:: YOUR GOAL ::
Skip the pictures and extract all of the lines exactly as written.
— start of DATA SECTION —
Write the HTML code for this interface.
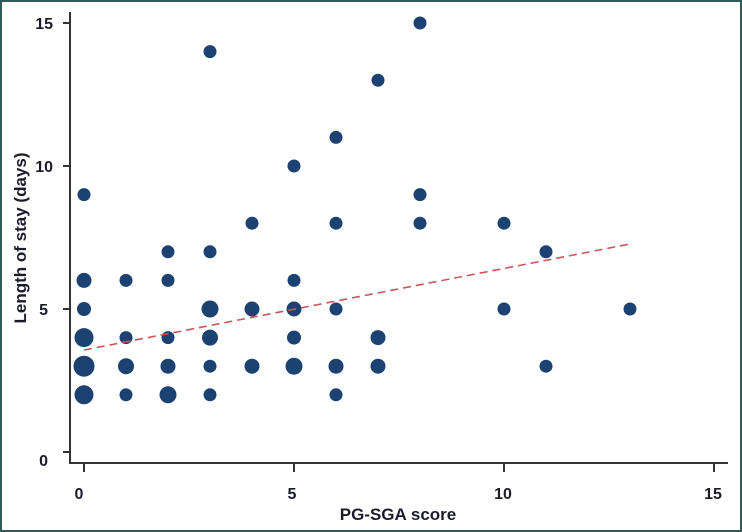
<!DOCTYPE html>
<html><head><style>
body{margin:0;background:#fff}
svg{display:block}
text{font-family:"Liberation Sans",Arial,sans-serif;font-weight:bold;fill:#1b1b2a}
</style></head><body>
<svg width="742" height="532" viewBox="0 0 742 532">
<rect x="1" y="1" width="740" height="530" fill="#fff" stroke="#2f5a55" stroke-width="2"/>
<g stroke="#333" stroke-width="2">
<line x1="70" y1="12" x2="70" y2="464"/>
<line x1="69" y1="463" x2="728" y2="463"/>
<line x1="63" y1="23" x2="70" y2="23"/><line x1="63" y1="166" x2="70" y2="166"/>
<line x1="63" y1="309" x2="70" y2="309"/><line x1="63" y1="452" x2="70" y2="452"/>
<line x1="84" y1="463" x2="84" y2="472"/><line x1="294" y1="463" x2="294" y2="472"/>
<line x1="504" y1="463" x2="504" y2="472"/><line x1="714" y1="463" x2="714" y2="472"/>
</g>
<g font-size="16" text-anchor="end">
<text x="53" y="29">15</text><text x="53" y="172">10</text><text x="48" y="315">5</text><text x="48" y="466">0</text>
</g>
<g font-size="16" text-anchor="middle">
<text x="79" y="499">0</text><text x="292" y="499">5</text><text x="503" y="499">10</text><text x="713" y="499">15</text>
<text x="398" y="520" font-size="17">PG-SGA score</text>
<text transform="translate(26,238) rotate(-90)" font-size="17">Length of stay (days)</text>
</g>
<g fill="#1c4272" id="pts"></g>
<line x1="84" y1="350" x2="630" y2="244" stroke="#c9555e" stroke-width="1.6" stroke-dasharray="8,5"/>
</svg>
<script>
var d=[[0,9,6.5],[0,6,7.5],[0,5,7],[0,4,9.5],[0,3,10.5],[0,2,9.5],
[1,6,6.5],[1,4,6.5],[1,3,8],[1,2,6.5],
[2,7,6.5],[2,6,6.5],[2,4,6.5],[2,3,7.5],[2,2,8.5],
[3,14,6.5],[3,7,6.5],[3,5,8.5],[3,4,8],[3,3,6.5],[3,2,6.5],
[4,8,6.5],[4,5,7.5],[4,3,7.5],
[5,10,6.5],[5,6,6.5],[5,5,7.5],[5,4,7],[5,3,8.5],
[6,11,6.5],[6,8,6.5],[6,5,6.5],[6,3,7.5],[6,2,6.5],
[7,13,6.5],[7,4,7.5],[7,3,7.5],
[8,15,6.5],[8,9,6.5],[8,8,6.5],
[10,8,6.5],[10,5,6.5],[11,7,6.5],[11,3,6.5],[13,5,6.5]];
var g=document.getElementById('pts'),s='';
d.forEach(function(p){s+='<circle cx="'+(84+42*p[0])+'" cy="'+(452-28.6*p[1])+'" r="'+p[2]+'"/>';});
g.innerHTML=s;
</script>
</body></html>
— end of DATA SECTION —
:: WORKED ANSWER ::
Write the HTML code for this interface.
<!DOCTYPE html>
<html><head><style>
body{margin:0;background:#fff}
svg{display:block}
text{font-family:"Liberation Sans",Arial,sans-serif;font-weight:bold;fill:#1b1b2a}
</style></head><body>
<svg width="742" height="532" viewBox="0 0 742 532">
<rect x="1" y="1" width="740" height="530" fill="#fff" stroke="#2f5a55" stroke-width="2"/>
<g stroke="#333" stroke-width="2">
<line x1="70" y1="12" x2="70" y2="464"/>
<line x1="69" y1="463" x2="728" y2="463"/>
<line x1="63" y1="23" x2="70" y2="23"/><line x1="63" y1="166" x2="70" y2="166"/>
<line x1="63" y1="309" x2="70" y2="309"/><line x1="63" y1="452" x2="70" y2="452"/>
<line x1="84" y1="463" x2="84" y2="472"/><line x1="294" y1="463" x2="294" y2="472"/>
<line x1="504" y1="463" x2="504" y2="472"/><line x1="714" y1="463" x2="714" y2="472"/>
</g>
<g font-size="16" text-anchor="end">
<text x="53" y="29">15</text><text x="53" y="172">10</text><text x="48" y="315">5</text><text x="48" y="466">0</text>
</g>
<g font-size="16" text-anchor="middle">
<text x="79" y="499">0</text><text x="292" y="499">5</text><text x="503" y="499">10</text><text x="713" y="499">15</text>
<text x="398" y="520" font-size="17">PG-SGA score</text>
<text transform="translate(26,238) rotate(-90)" font-size="17">Length of stay (days)</text>
</g>
<g fill="#1c4272" id="pts"></g>
<line x1="84" y1="350" x2="630" y2="244" stroke="#c9555e" stroke-width="1.6" stroke-dasharray="8,5"/>
</svg>
<script>
var d=[[0,9,6.5],[0,6,7.5],[0,5,7],[0,4,9.5],[0,3,10.5],[0,2,9.5],
[1,6,6.5],[1,4,6.5],[1,3,8],[1,2,6.5],
[2,7,6.5],[2,6,6.5],[2,4,6.5],[2,3,7.5],[2,2,8.5],
[3,14,6.5],[3,7,6.5],[3,5,8.5],[3,4,8],[3,3,6.5],[3,2,6.5],
[4,8,6.5],[4,5,7.5],[4,3,7.5],
[5,10,6.5],[5,6,6.5],[5,5,7.5],[5,4,7],[5,3,8.5],
[6,11,6.5],[6,8,6.5],[6,5,6.5],[6,3,7.5],[6,2,6.5],
[7,13,6.5],[7,4,7.5],[7,3,7.5],
[8,15,6.5],[8,9,6.5],[8,8,6.5],
[10,8,6.5],[10,5,6.5],[11,7,6.5],[11,3,6.5],[13,5,6.5]];
var g=document.getElementById('pts'),s='';
d.forEach(function(p){s+='<circle cx="'+(84+42*p[0])+'" cy="'+(452-28.6*p[1])+'" r="'+p[2]+'"/>';});
g.innerHTML=s;
</script>
</body></html>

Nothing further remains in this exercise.